STORED DATA:

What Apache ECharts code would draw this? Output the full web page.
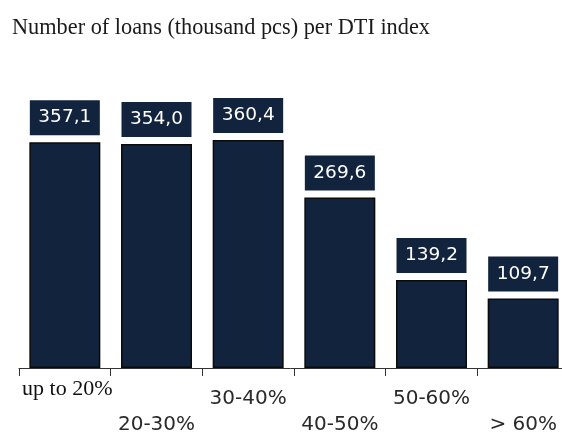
<!DOCTYPE html>
<html>
<head>
<meta charset="utf-8">
<script src="https://cdn.jsdelivr.net/npm/echarts@6/dist/echarts.min.js"></script>
<style>
html,body{margin:0;padding:0;background:#fff;}
#chart{width:562px;height:432px;}
</style>
</head>
<body>
<div id="chart"></div>
<script>
const titleText = 'Number of loans (thousand pcs) per DTI index';
const categories = ['up to 20%', '20-30%', '30-40%', '40-50%', '50-60%', '> 60%'];
const values = [357.1, 354.0, 360.4, 269.6, 139.2, 109.7];

const navy = '#12233e';
const chart = echarts.init(document.getElementById('chart'), null, {renderer: 'canvas'});

function axisLabelFor(filter, style) {
  return Object.assign({
    show: true,
    interval: 0,
    formatter: function (val, idx) { return filter(idx) ? val : ''; }
  }, style);
}

const option = {
  backgroundColor: '#ffffff',
  animation: false,
  title: {
    text: titleText,
    left: 7,
    top: 12,
    textStyle: {fontFamily: 'Liberation Serif', fontSize: 22.3, fontWeight: 'normal', color: '#1a1a1a'}
  },
  grid: {left: 19, top: 115, width: 550, bottom: 64, containLabel: false, outerBoundsMode: 'none'},
  xAxis: [
    {
      type: 'category', data: categories, position: 'bottom', offset: 0,
      axisLine: {show: true, lineStyle: {color: '#333', width: 1}},
      axisTick: {show: true, length: 8, alignWithLabel: false, lineStyle: {color: '#333', width: 1}},
      axisLabel: axisLabelFor(i => i === 0, {margin: 10, fontFamily: 'Liberation Serif', fontSize: 22, color: '#111', padding: [0, 0, 0, 5]})
    },
    {
      type: 'category', data: categories, position: 'bottom', offset: 0,
      axisLine: {show: false}, axisTick: {show: false},
      axisLabel: axisLabelFor(i => i === 2 || i === 4, {margin: 21, fontFamily: 'DejaVu Sans', fontSize: 20, color: '#2a2a2a'})
    },
    {
      type: 'category', data: categories, position: 'bottom', offset: 0,
      axisLine: {show: false}, axisTick: {show: false},
      axisLabel: axisLabelFor(i => i % 2 === 1, {margin: 47, fontFamily: 'DejaVu Sans', fontSize: 20, color: '#2a2a2a'})
    }
  ],
  yAxis: {type: 'value', min: 0, max: 400, show: false, splitLine: {show: false}},
  series: [{
    type: 'bar',
    xAxisIndex: 0,
    data: values,
    barWidth: 71,
    itemStyle: {color: navy, borderColor: '#0a0a0a', borderWidth: 1.5},
    label: {
      show: true,
      position: 'top',
      distance: 7,
      formatter: p => p.value.toFixed(1).replace('.', ','),
      backgroundColor: navy,
      color: '#ffffff',
      fontFamily: 'DejaVu Sans',
      fontSize: 18.5,
      width: 70,
      lineHeight: 19,
      padding: [8, 0, 8, 0],
      align: 'center'
    }
  }]
};
chart.setOption(option);
</script>
</body>
</html>
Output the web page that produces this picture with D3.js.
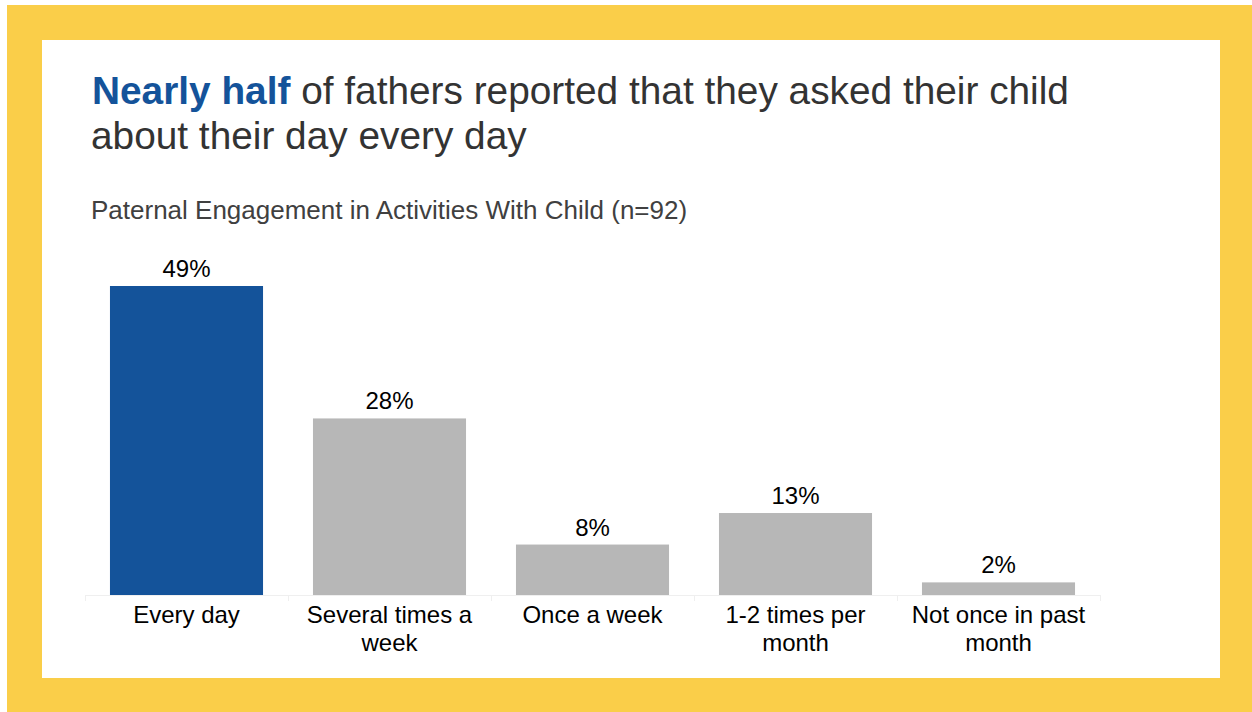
<!DOCTYPE html>
<html>
<head>
<meta charset="utf-8">
<script src="https://cdn.jsdelivr.net/npm/d3@7"></script>
<style>
  html, body { margin: 0; padding: 0; background: #ffffff; }
  svg { display: block; }
  text { font-family: "Liberation Sans", Arial, sans-serif; }
</style>
</head>
<body>
<svg id="chart" width="1252" height="712"></svg>
<script>
// Survey data: how often fathers asked their child about their day
const categories = ["Every day", "Several times a week", "Once a week", "1-2 times per month", "Not once in past month"];
const categoryLines = [["Every day"], ["Several times a", "week"], ["Once a week"], ["1-2 times per", "month"], ["Not once in past", "month"]];
const values = [49, 28, 8, 13, 2];
const valueLabels = ["49%", "28%", "8%", "13%", "2%"];
const highlight = ["Every day"];

const svg = d3.select("#chart");
const W = 1252, H = 712;

// Frame: yellow border around a white panel
svg.append("rect").attr("x", 7).attr("y", 5).attr("width", W - 7).attr("height", H - 5).attr("fill", "#FACE49");
svg.append("rect").attr("x", 42).attr("y", 40).attr("width", 1220 - 42).attr("height", 678 - 40).attr("fill", "#ffffff");

// Headline with highlighted lead-in
const title = svg.append("text").attr("x", 92).attr("y", 104).attr("font-size", 38.8).attr("fill", "#333333");
title.append("tspan").attr("font-weight", "bold").attr("fill", "#14539A").text("Nearly half");
title.append("tspan").text(" of fathers reported that they asked their child");
svg.append("text").attr("x", 91).attr("y", 149).attr("font-size", 38.8).attr("fill", "#333333")
  .text("about their day every day");

svg.append("text").attr("x", 91).attr("y", 219).attr("font-size", 26).attr("fill", "#404040")
  .text("Paternal Engagement in Activities With Child (n=92)");

// Scales
const baseY = 595;
const x = d3.scaleBand().domain(categories).range([85, 1100]).paddingInner(0.246).paddingOuter(0.123);
const y = d3.scaleLinear().domain([0, 49]).range([baseY, 286]);

const g = svg.append("g");

// Faint baseline with ticks at category boundaries
g.append("line").attr("x1", 85).attr("x2", 1100).attr("y1", baseY + 0.5).attr("y2", baseY + 0.5)
  .attr("stroke", "#efefef").attr("stroke-width", 1);
const step = x.step();
const bounds = d3.range(categories.length + 1).map(i => x.range()[0] + i * step);
g.selectAll("line.tick").data(bounds).join("line").attr("class", "tick")
  .attr("x1", d => Math.round(d) + 0.5).attr("x2", d => Math.round(d) + 0.5)
  .attr("y1", baseY).attr("y2", baseY + 6)
  .attr("stroke", "#efefef").attr("stroke-width", 1);

// Bars
g.selectAll("rect.bar").data(categories).join("rect").attr("class", "bar")
  .attr("x", d => x(d))
  .attr("width", x.bandwidth())
  .attr("y", (d, i) => y(values[i]))
  .attr("height", (d, i) => baseY - y(values[i]))
  .attr("fill", d => highlight.includes(d) ? "#14539A" : "#B7B7B7");

// Value labels
g.selectAll("text.val").data(categories).join("text").attr("class", "val")
  .attr("x", d => x(d) + x.bandwidth() / 2)
  .attr("y", (d, i) => y(values[i]) - 9)
  .attr("text-anchor", "middle").attr("font-size", 24).attr("fill", "#000000")
  .text((d, i) => valueLabels[i]);

// Category labels (wrapped)
const cat = g.selectAll("text.cat").data(categories).join("text").attr("class", "cat")
  .attr("x", d => x(d) + x.bandwidth() / 2)
  .attr("y", 623)
  .attr("text-anchor", "middle").attr("font-size", 24).attr("fill", "#000000");
cat.each(function(d, i) {
  const t = d3.select(this);
  categoryLines[i].forEach((line, j) => {
    t.append("tspan").attr("x", x(d) + x.bandwidth() / 2).attr("dy", j === 0 ? 0 : 28).text(line);
  });
});
</script>
</body>
</html>
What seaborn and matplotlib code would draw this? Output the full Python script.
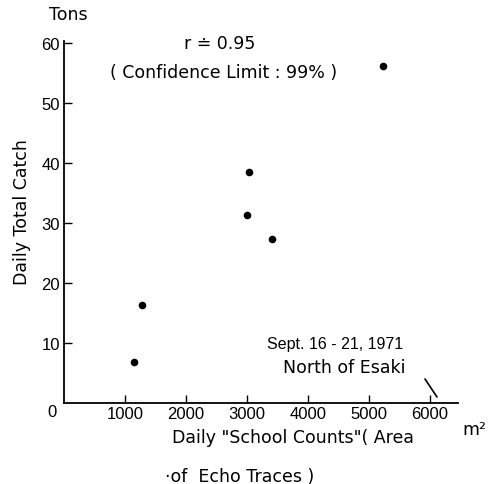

YOUR INSTRUCTIONS:
Your first line is the one with "Output the web", and your last is the one with "Engagement in Activities". Copy those and every line between them exactly, without any pictures.

REPLY:
Output the web page that produces this picture with D3.js.
<!DOCTYPE html>
<html>
<head>
<meta charset="utf-8">
<script src="https://cdn.jsdelivr.net/npm/d3@7"></script>
<style>
  html, body { margin: 0; padding: 0; background: #ffffff; }
  svg { display: block; }
  text { font-family: "Liberation Sans", Arial, sans-serif; }
</style>
</head>
<body>
<svg id="chart" width="1252" height="712"></svg>
<script>
// Survey data: how often fathers asked their child about their day
const categories = ["Every day", "Several times a week", "Once a week", "1-2 times per month", "Not once in past month"];
const categoryLines = [["Every day"], ["Several times a", "week"], ["Once a week"], ["1-2 times per", "month"], ["Not once in past", "month"]];
const values = [49, 28, 8, 13, 2];
const valueLabels = ["49%", "28%", "8%", "13%", "2%"];
const highlight = ["Every day"];

const svg = d3.select("#chart");
const W = 1252, H = 712;

// Frame: yellow border around a white panel
svg.append("rect").attr("x", 7).attr("y", 5).attr("width", W - 7).attr("height", H - 5).attr("fill", "#FACE49");
svg.append("rect").attr("x", 42).attr("y", 40).attr("width", 1220 - 42).attr("height", 678 - 40).attr("fill", "#ffffff");

// Headline with highlighted lead-in
const title = svg.append("text").attr("x", 92).attr("y", 104).attr("font-size", 38.8).attr("fill", "#333333");
title.append("tspan").attr("font-weight", "bold").attr("fill", "#14539A").text("Nearly half");
title.append("tspan").text(" of fathers reported that they asked their child");
svg.append("text").attr("x", 91).attr("y", 149).attr("font-size", 38.8).attr("fill", "#333333")
  .text("about their day every day");

svg.append("text").attr("x", 91).attr("y", 219).attr("font-size", 26).attr("fill", "#404040")
  .text("Paternal Engagement in Activities With Child (n=92)");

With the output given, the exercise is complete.